This budget calculator gives you a clear monthly surplus or deficit figure in seconds. Enter your take-home pay, list what you actually spend, and the personal budget calculator shows where your money goes, whether you are living above your means, and how your spending compares against the 50/30/20 rule. All math runs in your browser, so you can try different scenarios without losing your numbers.
- Enter your income at the top. Pick monthly, bi-weekly, weekly, or annual from the dropdown. The calculator converts everything to a monthly figure. Use your net (after-tax, after-401(k)) take-home pay for the most accurate result. If you enter a $78,000 annual gross salary, you will overstate your spending power by roughly $1,500 to $2,000 per month once federal, state, FICA, and retirement deductions come out.
- List every monthly expense. The ten pre-filled categories (housing, utilities, groceries, transportation, insurance, dining, entertainment, subscriptions, personal care, savings) cover most households. Edit any label, change any dollar amount, or click "+ Add Expense" to include specifics like childcare, pet costs, or student loan payments. Do not forget annual or quarterly bills: divide a $1,800 car insurance premium by 12 and enter $150 per month.
- Include savings as a line item, not an afterthought. Treating savings as a "bill" you pay yourself first is the single strongest predictor of long-term net worth growth.
- Read the donut chart and summary table. Green means you have a surplus; red means you are short. The savings rate row shows what percent of income is left over. Under 10% is tight, 15 to 20% is healthy, 25%+ is strong.
- Compare against the 50/30/20 reference box under the chart.
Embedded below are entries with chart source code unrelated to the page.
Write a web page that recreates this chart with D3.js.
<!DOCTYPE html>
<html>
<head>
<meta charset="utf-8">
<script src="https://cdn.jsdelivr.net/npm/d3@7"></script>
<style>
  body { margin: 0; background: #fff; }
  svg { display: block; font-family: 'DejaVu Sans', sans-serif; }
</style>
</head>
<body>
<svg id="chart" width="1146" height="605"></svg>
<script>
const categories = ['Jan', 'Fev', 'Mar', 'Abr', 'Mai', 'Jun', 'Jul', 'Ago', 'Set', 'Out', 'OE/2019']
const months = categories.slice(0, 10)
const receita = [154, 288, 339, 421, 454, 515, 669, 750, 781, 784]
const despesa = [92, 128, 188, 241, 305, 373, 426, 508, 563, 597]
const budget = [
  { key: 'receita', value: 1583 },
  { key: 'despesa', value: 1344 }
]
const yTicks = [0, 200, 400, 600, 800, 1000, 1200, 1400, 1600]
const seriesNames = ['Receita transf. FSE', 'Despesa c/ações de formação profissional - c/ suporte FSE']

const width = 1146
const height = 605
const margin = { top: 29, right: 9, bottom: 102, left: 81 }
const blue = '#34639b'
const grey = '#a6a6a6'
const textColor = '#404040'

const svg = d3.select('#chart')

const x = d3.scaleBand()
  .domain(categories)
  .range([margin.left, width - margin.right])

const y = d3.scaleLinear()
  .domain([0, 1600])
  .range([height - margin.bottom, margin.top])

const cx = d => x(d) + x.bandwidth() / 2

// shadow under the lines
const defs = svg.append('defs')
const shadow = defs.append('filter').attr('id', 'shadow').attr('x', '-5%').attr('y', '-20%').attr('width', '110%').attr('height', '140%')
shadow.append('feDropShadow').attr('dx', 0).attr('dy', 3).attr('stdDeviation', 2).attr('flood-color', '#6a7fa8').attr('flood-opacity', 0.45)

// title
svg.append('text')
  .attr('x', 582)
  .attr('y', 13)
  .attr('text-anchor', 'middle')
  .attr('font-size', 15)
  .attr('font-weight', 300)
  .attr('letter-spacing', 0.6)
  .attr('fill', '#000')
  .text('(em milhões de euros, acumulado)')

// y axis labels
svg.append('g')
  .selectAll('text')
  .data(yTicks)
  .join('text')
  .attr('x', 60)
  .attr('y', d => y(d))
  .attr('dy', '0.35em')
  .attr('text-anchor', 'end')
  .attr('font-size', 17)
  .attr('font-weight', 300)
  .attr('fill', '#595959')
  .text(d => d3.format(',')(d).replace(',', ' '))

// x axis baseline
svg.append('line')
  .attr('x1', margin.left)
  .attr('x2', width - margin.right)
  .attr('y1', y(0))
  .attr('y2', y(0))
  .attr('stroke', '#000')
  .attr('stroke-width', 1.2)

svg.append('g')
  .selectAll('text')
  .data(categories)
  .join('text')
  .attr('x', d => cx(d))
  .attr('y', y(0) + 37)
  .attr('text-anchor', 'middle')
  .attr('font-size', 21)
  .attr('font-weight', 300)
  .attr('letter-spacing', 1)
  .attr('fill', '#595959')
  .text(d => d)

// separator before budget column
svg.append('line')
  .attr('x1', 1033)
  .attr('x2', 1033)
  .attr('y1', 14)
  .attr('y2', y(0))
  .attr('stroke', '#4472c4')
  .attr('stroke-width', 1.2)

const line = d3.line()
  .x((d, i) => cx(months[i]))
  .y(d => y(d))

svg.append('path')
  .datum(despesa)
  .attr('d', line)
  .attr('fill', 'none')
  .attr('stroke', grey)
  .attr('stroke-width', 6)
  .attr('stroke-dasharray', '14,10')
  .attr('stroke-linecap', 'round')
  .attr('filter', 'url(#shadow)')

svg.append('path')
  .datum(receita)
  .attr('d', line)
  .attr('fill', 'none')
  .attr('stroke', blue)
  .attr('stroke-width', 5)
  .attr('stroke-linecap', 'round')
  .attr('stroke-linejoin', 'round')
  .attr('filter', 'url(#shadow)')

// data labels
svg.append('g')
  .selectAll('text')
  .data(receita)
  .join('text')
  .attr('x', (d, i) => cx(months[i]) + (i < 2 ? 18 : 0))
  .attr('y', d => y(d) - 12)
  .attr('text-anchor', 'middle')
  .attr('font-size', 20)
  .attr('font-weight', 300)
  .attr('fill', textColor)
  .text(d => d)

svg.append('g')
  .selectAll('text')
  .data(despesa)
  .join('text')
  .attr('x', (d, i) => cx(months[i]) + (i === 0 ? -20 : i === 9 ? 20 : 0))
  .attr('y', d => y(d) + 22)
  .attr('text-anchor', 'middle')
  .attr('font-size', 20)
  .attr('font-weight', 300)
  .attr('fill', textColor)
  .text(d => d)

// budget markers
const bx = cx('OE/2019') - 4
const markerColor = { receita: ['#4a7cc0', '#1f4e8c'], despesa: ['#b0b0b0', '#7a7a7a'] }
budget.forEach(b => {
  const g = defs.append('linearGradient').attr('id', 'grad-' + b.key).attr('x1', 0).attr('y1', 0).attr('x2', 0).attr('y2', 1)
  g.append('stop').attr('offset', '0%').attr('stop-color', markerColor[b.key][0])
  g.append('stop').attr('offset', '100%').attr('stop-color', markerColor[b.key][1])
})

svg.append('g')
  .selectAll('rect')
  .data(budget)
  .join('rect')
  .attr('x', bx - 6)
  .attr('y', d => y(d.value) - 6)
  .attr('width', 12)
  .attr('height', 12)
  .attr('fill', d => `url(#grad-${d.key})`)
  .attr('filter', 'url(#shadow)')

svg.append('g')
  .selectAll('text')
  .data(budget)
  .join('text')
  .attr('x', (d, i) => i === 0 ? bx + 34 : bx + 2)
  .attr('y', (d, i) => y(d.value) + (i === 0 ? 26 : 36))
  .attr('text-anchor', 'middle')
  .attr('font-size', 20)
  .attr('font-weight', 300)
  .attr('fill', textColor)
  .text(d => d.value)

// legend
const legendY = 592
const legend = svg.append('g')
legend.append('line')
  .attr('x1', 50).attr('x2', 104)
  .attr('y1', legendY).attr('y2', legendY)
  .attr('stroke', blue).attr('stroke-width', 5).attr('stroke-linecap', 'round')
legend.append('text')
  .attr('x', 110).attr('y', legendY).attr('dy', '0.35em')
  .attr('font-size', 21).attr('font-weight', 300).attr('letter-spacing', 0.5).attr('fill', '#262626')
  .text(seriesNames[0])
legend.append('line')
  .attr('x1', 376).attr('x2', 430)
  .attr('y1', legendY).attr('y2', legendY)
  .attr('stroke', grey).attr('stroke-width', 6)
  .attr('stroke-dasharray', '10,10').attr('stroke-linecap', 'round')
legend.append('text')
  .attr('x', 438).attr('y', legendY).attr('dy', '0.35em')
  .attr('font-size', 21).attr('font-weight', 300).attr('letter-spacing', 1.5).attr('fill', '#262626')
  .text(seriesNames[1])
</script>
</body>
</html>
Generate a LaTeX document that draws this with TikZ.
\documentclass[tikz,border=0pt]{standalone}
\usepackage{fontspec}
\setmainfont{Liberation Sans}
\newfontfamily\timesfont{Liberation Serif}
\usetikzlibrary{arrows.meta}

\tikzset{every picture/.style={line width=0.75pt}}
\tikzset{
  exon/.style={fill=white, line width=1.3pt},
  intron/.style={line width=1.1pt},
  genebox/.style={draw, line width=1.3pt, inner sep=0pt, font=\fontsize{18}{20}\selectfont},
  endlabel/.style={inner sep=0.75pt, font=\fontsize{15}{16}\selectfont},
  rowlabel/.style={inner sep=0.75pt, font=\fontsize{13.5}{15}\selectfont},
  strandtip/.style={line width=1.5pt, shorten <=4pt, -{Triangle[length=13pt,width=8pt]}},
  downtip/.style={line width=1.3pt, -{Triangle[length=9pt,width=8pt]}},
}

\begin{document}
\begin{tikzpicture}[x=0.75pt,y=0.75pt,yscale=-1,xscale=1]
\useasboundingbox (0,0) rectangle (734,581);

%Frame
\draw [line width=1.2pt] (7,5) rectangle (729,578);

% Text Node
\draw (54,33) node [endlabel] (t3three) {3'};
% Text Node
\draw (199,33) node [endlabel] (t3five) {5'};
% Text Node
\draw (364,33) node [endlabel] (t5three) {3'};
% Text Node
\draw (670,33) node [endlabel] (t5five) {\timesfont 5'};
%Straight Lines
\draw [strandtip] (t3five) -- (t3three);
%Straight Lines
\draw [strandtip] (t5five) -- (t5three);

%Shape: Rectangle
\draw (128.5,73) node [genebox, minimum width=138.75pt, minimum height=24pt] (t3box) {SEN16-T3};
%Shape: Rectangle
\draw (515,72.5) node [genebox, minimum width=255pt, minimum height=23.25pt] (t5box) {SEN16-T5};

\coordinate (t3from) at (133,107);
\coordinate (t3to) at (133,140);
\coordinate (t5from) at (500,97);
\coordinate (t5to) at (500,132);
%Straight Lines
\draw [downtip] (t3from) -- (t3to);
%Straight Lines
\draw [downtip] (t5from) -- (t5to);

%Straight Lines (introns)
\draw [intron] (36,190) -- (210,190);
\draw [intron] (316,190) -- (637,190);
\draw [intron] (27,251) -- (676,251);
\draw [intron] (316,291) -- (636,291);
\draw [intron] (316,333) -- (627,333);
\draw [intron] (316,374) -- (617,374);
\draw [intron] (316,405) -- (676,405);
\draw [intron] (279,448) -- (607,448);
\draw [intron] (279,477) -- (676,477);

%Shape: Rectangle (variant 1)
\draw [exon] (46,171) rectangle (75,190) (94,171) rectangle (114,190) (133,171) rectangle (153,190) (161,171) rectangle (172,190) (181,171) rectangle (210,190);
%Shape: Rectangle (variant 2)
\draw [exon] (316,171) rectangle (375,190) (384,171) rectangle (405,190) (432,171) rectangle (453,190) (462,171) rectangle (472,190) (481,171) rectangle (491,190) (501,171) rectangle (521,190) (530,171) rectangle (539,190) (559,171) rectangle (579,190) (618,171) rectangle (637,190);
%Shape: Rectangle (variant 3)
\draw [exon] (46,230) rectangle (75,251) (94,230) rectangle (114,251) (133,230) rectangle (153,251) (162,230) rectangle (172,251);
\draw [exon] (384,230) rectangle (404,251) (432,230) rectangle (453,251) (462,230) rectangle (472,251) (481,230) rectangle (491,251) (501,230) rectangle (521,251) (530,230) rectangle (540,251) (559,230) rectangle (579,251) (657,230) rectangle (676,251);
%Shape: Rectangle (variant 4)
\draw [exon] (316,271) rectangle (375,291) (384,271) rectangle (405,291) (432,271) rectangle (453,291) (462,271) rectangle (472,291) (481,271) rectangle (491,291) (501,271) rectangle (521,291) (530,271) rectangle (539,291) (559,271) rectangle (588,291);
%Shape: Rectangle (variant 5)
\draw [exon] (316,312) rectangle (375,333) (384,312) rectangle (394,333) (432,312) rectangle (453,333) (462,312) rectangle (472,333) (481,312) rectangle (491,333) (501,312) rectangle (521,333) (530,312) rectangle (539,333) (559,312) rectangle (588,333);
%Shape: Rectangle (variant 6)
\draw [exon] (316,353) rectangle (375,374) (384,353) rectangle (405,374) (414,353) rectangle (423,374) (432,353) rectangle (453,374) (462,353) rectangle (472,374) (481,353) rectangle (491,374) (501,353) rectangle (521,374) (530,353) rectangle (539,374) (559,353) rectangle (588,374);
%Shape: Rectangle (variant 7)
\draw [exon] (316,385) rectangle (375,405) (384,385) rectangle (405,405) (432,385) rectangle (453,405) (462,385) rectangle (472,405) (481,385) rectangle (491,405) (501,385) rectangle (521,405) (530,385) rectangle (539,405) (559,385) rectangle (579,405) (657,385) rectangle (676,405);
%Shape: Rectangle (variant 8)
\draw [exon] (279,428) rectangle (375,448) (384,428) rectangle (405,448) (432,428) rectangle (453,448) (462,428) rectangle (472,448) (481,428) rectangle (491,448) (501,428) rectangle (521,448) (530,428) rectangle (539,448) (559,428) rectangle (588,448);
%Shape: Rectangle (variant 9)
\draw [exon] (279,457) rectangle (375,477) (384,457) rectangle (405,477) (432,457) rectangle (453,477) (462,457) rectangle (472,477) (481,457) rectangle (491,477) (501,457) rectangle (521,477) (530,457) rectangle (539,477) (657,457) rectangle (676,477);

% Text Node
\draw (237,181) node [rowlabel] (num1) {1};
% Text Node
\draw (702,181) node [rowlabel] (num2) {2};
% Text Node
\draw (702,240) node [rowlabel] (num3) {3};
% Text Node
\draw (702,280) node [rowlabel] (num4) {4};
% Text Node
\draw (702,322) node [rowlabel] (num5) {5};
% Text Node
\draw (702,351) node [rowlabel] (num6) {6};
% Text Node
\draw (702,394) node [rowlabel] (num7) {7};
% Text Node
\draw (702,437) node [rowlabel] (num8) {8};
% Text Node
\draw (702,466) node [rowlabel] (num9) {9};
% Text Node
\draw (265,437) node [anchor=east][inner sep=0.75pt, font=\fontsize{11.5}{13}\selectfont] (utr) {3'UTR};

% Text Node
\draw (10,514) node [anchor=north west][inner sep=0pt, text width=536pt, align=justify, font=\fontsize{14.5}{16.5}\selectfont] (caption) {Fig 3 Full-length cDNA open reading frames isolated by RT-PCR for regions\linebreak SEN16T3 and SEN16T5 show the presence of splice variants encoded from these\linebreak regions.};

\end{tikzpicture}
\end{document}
It shows what your needs, wants, and savings target would look like at your current income level.
If the calculator shows a deficit, you have three options: cut a category, increase income, or accept that you are drawing down savings. If it shows a surplus, the fastest way to build real wealth is to direct that surplus automatically into retirement, an emergency fund, or extra debt payments before the money hits your checking account. Run the numbers again in three months. A monthly budget calculator is only useful if the numbers are updated to match real life.